Most “of the investments”, the fact sheet also noted, “are in existing businesses seeking second-stage expansion capital although the fund does consider exceptional start-ups for investment.” It then noted that TVCF had “received its seed capital through equity contribution from foreign and local development institutions.” Twenty years later, some folks also established the Tanzanian Private Equity and Venture Capital Association (TAVCA). Now there is another, the Tanzania Venture Capital Network (TVCN).

Such recurring attempts at initiating capitalist ventures in Tanzania have prompted me to write a dissertation on ‘A Capitalizing City: Dar es Salaam and the Emergence of an African Entrepreneurial Elite (c.1862-2015), which will soon be freely available online. As I begrudgingly applaud my friends who are engaged in fostering the ‘spirit of capitalism’ through private equity, venture capital and youth entrepreneurship, I wonder how much of the history of capitalism is repeating itself. Are we experiencing what the ardent critic of capital, Issa Shivji, refers to as the ways in which history in neoliberal Tanzania repeats itself, albeit as a tragedy and farce?

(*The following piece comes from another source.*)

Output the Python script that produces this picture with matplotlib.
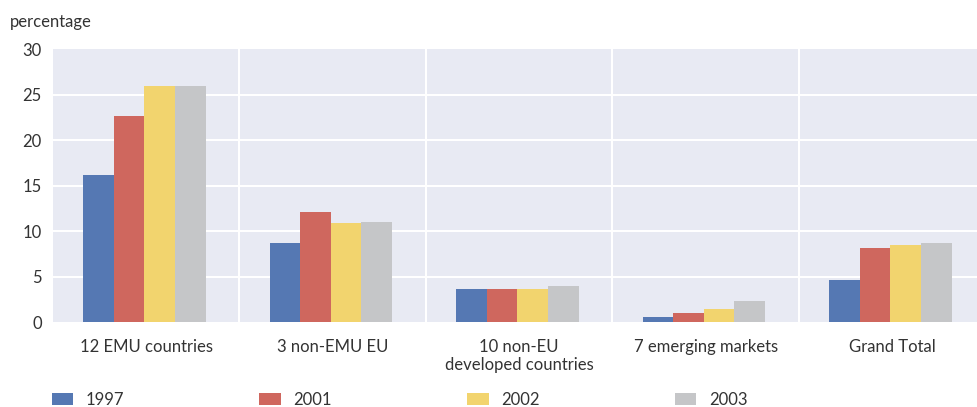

Rather than go in circles, as a collective, we need to take a hard look at our history and see why we keep repeating more or less similar things. They tend to start glamorously, then fade away. The likes of Reginald Mengi and Juma Mwapachuwould probably not  remember that in 1992 they contributed some money to the then Entrepreneurship Development Fund (EDF) that mainly focused on enabling youth “acquire soft loans for economic projects.” It is high time that they tell us, in their memoirs, why such initiative were not sustainable or that successful  Perhaps this will also save our new champions of youth entrepreneurship from “the curse of Sisyphus.”